Konuya ilerki günlerde devam edeceğiz. Konuşulacak daha çok şey var.
Proğramın bittiği andan itibaren çok yoğun bir telefon trafiği başladı, gün boyu telefonum susmak bilmedi. Sağolsun konuya ilgi duyanlar tebrik ve teşekkürlerinin yanısıra konuyla ilgili istek ve görüşlerini dile getirdiler.
Dedim ya bu konu ülkemizin en önemli dertlerinden biri.
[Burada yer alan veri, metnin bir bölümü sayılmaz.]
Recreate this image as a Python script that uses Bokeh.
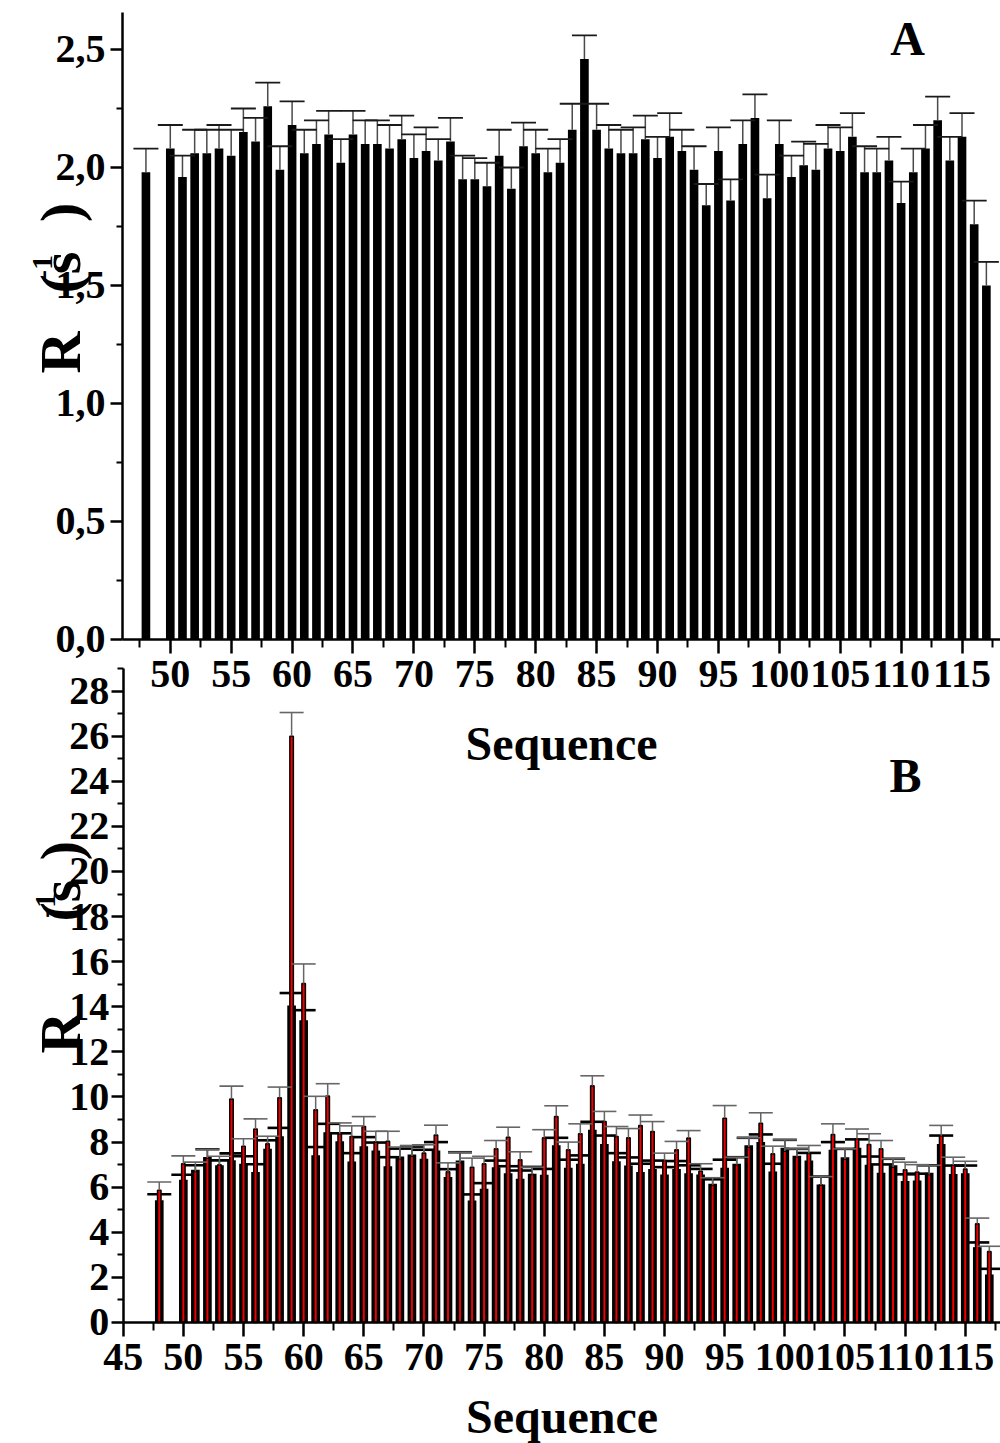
from math import pi

from bokeh.embed import file_html
from bokeh.models import (ColumnDataSource, CustomJSTickFormatter, FixedTicker,
                          Label, LinearAxis, Range1d)
from bokeh.plotting import figure
from bokeh.resources import INLINE

# residue numbers (49 has no data)
sequence = [48] + list(range(50, 118))

# panel A: R1 relaxation rates and their errors (s^-1)
r1 = [1.98,
      2.08, 1.96, 2.06, 2.06, 2.08, 2.05, 2.15, 2.11, 2.26, 1.99,
      2.18, 2.06, 2.10, 2.14, 2.02, 2.14, 2.10, 2.10, 2.08, 2.12,
      2.04, 2.07, 2.03, 2.11, 1.95, 1.95, 1.92, 2.05, 1.91, 2.09,
      2.06, 1.98, 2.02, 2.16, 2.46, 2.16, 2.08, 2.06, 2.06, 2.12,
      2.04, 2.13, 2.07, 1.99, 1.84, 2.07, 1.86, 2.10, 2.21, 1.87,
      2.10, 1.96, 2.01, 1.99, 2.08, 2.07, 2.13, 1.98, 1.98, 2.03,
      1.85, 1.98, 2.08, 2.20, 2.03, 2.13, 1.76, 1.50]
r1_err = [0.10,
          0.10, 0.09, 0.10, 0.10, 0.10, 0.11, 0.10, 0.10, 0.10, 0.10,
          0.10, 0.10, 0.10, 0.10, 0.10, 0.10, 0.10, 0.10, 0.10, 0.10,
          0.10, 0.10, 0.09, 0.10, 0.10, 0.09, 0.10, 0.11, 0.09, 0.10,
          0.10, 0.10, 0.10, 0.11, 0.10, 0.11, 0.10, 0.10, 0.11, 0.10,
          0.09, 0.10, 0.09, 0.10, 0.09, 0.10, 0.09, 0.10, 0.10, 0.10,
          0.10, 0.09, 0.10, 0.11, 0.10, 0.10, 0.10, 0.11, 0.10, 0.10,
          0.09, 0.10, 0.10, 0.10, 0.10, 0.10, 0.10, 0.10]

# panel B: R2 rates, two data sets (black and red) with errors (s^-1)
r2_black = [5.42,
            6.33, 6.77, 7.34, 6.97, 7.20, 7.04, 6.67, 7.71, 8.26, 14.06,
            13.40, 7.42, 8.44, 8.04, 7.14, 7.82, 7.63, 6.93, 7.36, 7.45,
            7.26, 7.63, 6.45, 7.18, 5.41, 5.93, 6.89, 6.62, 6.37, 6.60,
            6.55, 7.86, 6.86, 7.04, 8.55, 7.92, 7.15, 6.96, 6.67, 6.81,
            6.56, 6.81, 6.62, 6.56, 6.15, 6.86, 7.04, 7.86, 8.00, 6.70,
            7.75, 7.39, 7.18, 6.12, 7.66, 7.33, 7.75, 6.99, 6.64, 6.97,
            6.27, 6.30, 6.64, 7.92, 6.59, 6.62, 3.34, 2.13]
r2_black_err = [0.27,
                0.22, 0.20, 0.34, 0.22, 0.30, 0.33, 0.35, 0.37, 0.37, 0.55,
                0.45, 0.36, 0.37, 0.35, 0.37, 0.40, 0.35, 0.40, 0.35, 0.35,
                0.40, 0.37, 0.35, 0.37, 0.27, 0.25, 0.29, 0.31, 0.37, 0.30,
                0.26, 0.33, 0.36, 0.37, 0.35, 0.37, 0.36, 0.36, 0.37, 0.37,
                0.33, 0.35, 0.35, 0.25, 0.20, 0.36, 0.29, 0.33, 0.34, 0.34,
                0.35, 0.31, 0.34, 0.35, 0.34, 0.37, 0.37, 0.37, 0.37, 0.29,
                0.30, 0.30, 0.33, 0.37, 0.37, 0.34, 0.21, 0.25]
r2_red = [5.86,
          7.04, 6.70, 7.30, 7.00, 9.91, 7.82, 8.58, 7.93, 9.97, 26.00,
          15.03, 9.43, 10.04, 8.37, 8.25, 8.69, 8.00, 8.04, 7.26, 7.38,
          7.52, 8.31, 6.68, 7.10, 6.89, 7.04, 7.70, 8.22, 7.22, 6.56,
          8.19, 9.14, 7.66, 8.37, 10.50, 8.91, 8.25, 8.19, 8.74, 8.47,
          7.18, 7.66, 8.18, 6.71, 6.10, 9.06, 7.00, 7.78, 8.84, 7.48,
          7.60, 7.35, 7.51, 6.10, 8.34, 7.25, 8.15, 7.89, 7.70, 6.90,
          6.77, 6.67, 6.56, 8.28, 6.97, 6.81, 4.38, 3.15]
r2_red_err = [0.37,
              0.35, 0.41, 0.38, 0.37, 0.57, 0.33, 0.45, 0.33, 0.47, 1.05,
              0.87, 0.60, 0.55, 0.48, 0.47, 0.44, 0.48, 0.44, 0.52, 0.47,
              0.36, 0.44, 0.40, 0.45, 0.40, 0.33, 0.37, 0.44, 0.35, 0.33,
              0.36, 0.47, 0.34, 0.44, 0.44, 0.45, 0.44, 0.41, 0.46, 0.44,
              0.33, 0.37, 0.33, 0.33, 0.32, 0.56, 0.33, 0.41, 0.46, 0.34,
              0.50, 0.35, 0.34, 0.37, 0.47, 0.45, 0.43, 0.48, 0.37, 0.36,
              0.34, 0.33, 0.41, 0.46, 0.36, 0.34, 0.25, 0.23]

a_x_ticks = [50, 55, 60, 65, 70, 75, 80, 85, 90, 95, 100, 105, 110, 115]
b_x_ticks = [45] + a_x_ticks
x_minor = [47.5, 52.5, 57.5, 62.5, 67.5, 72.5, 77.5, 82.5, 87.5, 92.5,
           97.5, 102.5, 107.5, 112.5, 117.5]
a_y_ticks = [0.0, 0.5, 1.0, 1.5, 2.0, 2.5]
a_y_minor = [0.25, 0.75, 1.25, 1.75, 2.25]
b_y_ticks = [0, 2, 4, 6, 8, 10, 12, 14, 16, 18, 20, 22, 24, 26, 28]
b_y_minor = [1, 3, 5, 7, 9, 11, 13, 15, 17, 19, 21, 23, 25, 27, 29]

FONT = "Liberation Serif"

src_a = ColumnDataSource(dict(
    x=sequence, v=r1, cap=[v + e for v, e in zip(r1, r1_err)]))
src_b = ColumnDataSource(dict(
    x=sequence,
    kb=r2_black, kb_cap=[v + e for v, e in zip(r2_black, r2_black_err)],
    rd=r2_red, rd_cap=[v + e for v, e in zip(r2_red, r2_red_err)]))

# one canvas holds both panels: the frame fills the whole page, panel B
# uses the default ranges and panel A its own pair of extra ranges
p = figure(width=1000, height=1443,
           x_range=Range1d(34.80, 117.93), y_range=Range1d(-5.366, 58.625),
           x_axis_type=None, y_axis_type=None,
           output_backend="svg", toolbar_location=None,
           min_border_left=0, min_border_right=0,
           min_border_top=0, min_border_bottom=0)
p.outline_line_color = None
p.background_fill_color = "white"
p.extra_x_ranges = {"xa": Range1d(36.06, 118.16)}
p.extra_y_ranges = {"ya": Range1d(-3.4068, 2.7076)}


def style(ax, tick_out, minor_out):
    ax.axis_line_width = 2.5
    ax.axis_line_color = "black"
    ax.major_tick_line_width = 2.5
    ax.minor_tick_line_width = 2
    ax.major_tick_in = 0
    ax.minor_tick_in = 0
    ax.major_tick_out = tick_out
    ax.minor_tick_out = minor_out
    ax.major_label_text_font = FONT
    ax.major_label_text_font_style = "bold"
    ax.major_label_text_font_size = "40px"
    ax.major_label_text_color = "black"
    ax.axis_label_text_font = FONT
    ax.axis_label_text_font_style = "bold"
    ax.axis_label_text_font_size = "48px"
    ax.axis_label_text_color = "black"


# ---- panel A axes
ax_a_y = LinearAxis(x_range_name="xa", y_range_name="ya", fixed_location=46.08,
                    bounds=(0, 2.657),
                    ticker=FixedTicker(ticks=a_y_ticks, minor_ticks=a_y_minor),
                    formatter=CustomJSTickFormatter(
                        code="return tick.toFixed(1).replace('.', ',')"))
style(ax_a_y, 12, 6)
ax_a_y.major_label_standoff = 5
p.add_layout(ax_a_y, "left")

ax_a_x = LinearAxis(x_range_name="xa", y_range_name="ya", fixed_location=0,
                    bounds=(46.08, 118.16),
                    ticker=FixedTicker(ticks=a_x_ticks, minor_ticks=x_minor),
                    axis_label="Sequence")
style(ax_a_x, 14, 8)
ax_a_x.major_label_standoff = 8
ax_a_x.axis_label_standoff = 26
p.add_layout(ax_a_x, "below")

# ---- panel B axes
ax_b_y = LinearAxis(fixed_location=45, bounds=(0, 29),
                    ticker=FixedTicker(ticks=b_y_ticks, minor_ticks=b_y_minor))
style(ax_b_y, 12, 6)
ax_b_y.major_label_standoff = 2
p.add_layout(ax_b_y, "left")

ax_b_x = LinearAxis(fixed_location=0, bounds=(45, 117.93),
                    ticker=FixedTicker(ticks=b_x_ticks, minor_ticks=x_minor),
                    axis_label="Sequence")
style(ax_b_x, 14, 8)
ax_b_x.major_label_standoff = 8
ax_b_x.axis_label_standoff = 16
p.add_layout(ax_b_x, "below")

# ---- panel A bars with upper error bars
p.vbar(x="x", top="v", width=0.71, source=src_a, x_range_name="xa",
       y_range_name="ya", fill_color="black", line_color=None)
p.segment(x0="x", y0="v", x1="x", y1="cap", source=src_a, x_range_name="xa",
          y_range_name="ya", line_color="#4a4a4a", line_width=1.5)
p.scatter(x="x", y="cap", marker="dash", size=25, source=src_a,
          x_range_name="xa", y_range_name="ya", line_color="#1a1a1a",
          line_width=1.8)

# ---- panel B: black bars, their errors, then red bars on top
p.vbar(x="x", top="kb", width=0.72, source=src_b, fill_color="black",
       line_color=None)
p.segment(x0="x", y0="kb", x1="x", y1="kb_cap", source=src_b,
          line_color="black", line_width=1.5)
p.scatter(x="x", y="kb_cap", marker="dash", size=24, source=src_b,
          line_color="black", line_width=2.6)
p.vbar(x="x", top="rd", width=0.29, source=src_b, fill_color="#ee0000",
       line_color="black", line_width=1.5)
p.segment(x0="x", y0="rd", x1="x", y1="rd_cap", source=src_b,
          line_color="#666666", line_width=1.5)
p.scatter(x="x", y="rd_cap", marker="dash", size=24, source=src_b,
          line_color="#666666", line_width=1.6)


def text(x, y, s, size, rng=None, angle=0.0, baseline="alphabetic"):
    kw = dict(x=x, y=y, text=s, angle=angle, text_font=FONT,
              text_font_style="bold", text_font_size=size,
              text_align="center", text_baseline=baseline,
              text_color="black")
    if rng == "a":
        kw.update(x_range_name="xa", y_range_name="ya")
    p.add_layout(Label(**kw))


# y-axis titles
text(40.99, 1.216, "R", "58px", "a", pi / 2)
text(40.99, 1.555, "(s", "58px", "a", pi / 2)
text(40.99, 1.81, ")", "58px", "a", pi / 2)
text(39.51, 1.576, "-1", "30px", "a", pi / 2)

text(39.79, 12.86, "R", "58px", None, pi / 2)
text(39.79, 18.71, "(s", "58px", None, pi / 2)
text(39.79, 20.93, ")", "58px", None, pi / 2)
text(38.54, 18.49, "-1", "30px", None, pi / 2)

# panel letters
text(110.53, 2.547, "A", "48px", "a", baseline="middle")
text(110.03, 24.26, "B", "48px", None, baseline="middle")

open("out.html", "w").write(file_html(p, INLINE))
Eğer toprağımızı ve suyumuzu da kaybedersek bu defa gerçekten çok şeyi kaybetmiş olacağız. Satılan bir bankayı, sanayi kuruluşunu, telekomu vb. bir unsuru yeniden belki kurabilirsiniz yerine başka bir kurumu ikame edebilirsiniz. Ama toprak ve suyun başka alternatifi yok. Bunları satarsanız veya kötü kullanım sonucu vasfı kaybolursa yerine başka bir şeyi koymanızın imkanı yok.
Bu durumda artık herşeyinizi kaybetmiş duruma düşersiniz.
Yani bu konu gerçekten hassas bir konu.
İsrail ve Suriye'nin 30 yıldır ama açık ama gizli savaşının altında yatan asıl nedenin bizim herhangi bir köyümüzden çıktığı kadarlık Golan tepelerinden çıkan bir avuç su için olduğunu unutmayalım.
En başta sevgili oğlum, eşim yakın arkadaşlarım olmak üzere hepinize hassasiyetleriniz ve destekleriniz için tekrar teşekkür ediyorum.
Zamanlamayı ayarlayamadığım dan TV de izleme fırsatı bulamamıştım ama ekteki linkten izleme fırsatı buldum. http://tvarsivi.com/player.php?y=25&...-19%2011:17:00
Sulama hakkında biraz bilgim vardı, ABD gibi bir ülke su yönetimin Pentagon'da olması ve bizim ülkemizde ise herhangi bir kurumun denetiminde olmaması daha doğrusu denetimsiz olması korkunç derecede dehşet verici bir olay. Bu topiğin başlığı SU HAYATTIR..su olmazsa hayat olmaz çok basit ama genede ne kıymet bilmez insanlar olduğumuz gerçeği bir daha yüzümüze çarptı...
Bende narenciye işiyle uğraşan bir insan olarak bazı hatalarımın farkına vardım sanırım bundan sonra bu hataları tekrarlamayacağım, Mustafa abime de bu vesileyle sevgi ve saygılarımı iletiyorum.
Mustafa abi başlarda biraz tutuk ve heyecanlıydı ama zaman ilerledikçe daha akıcı ve güzel bir sunum yaptı, bu çok faydalı programdan sonra yenilerini sabırsızlıkla bekliyoruz.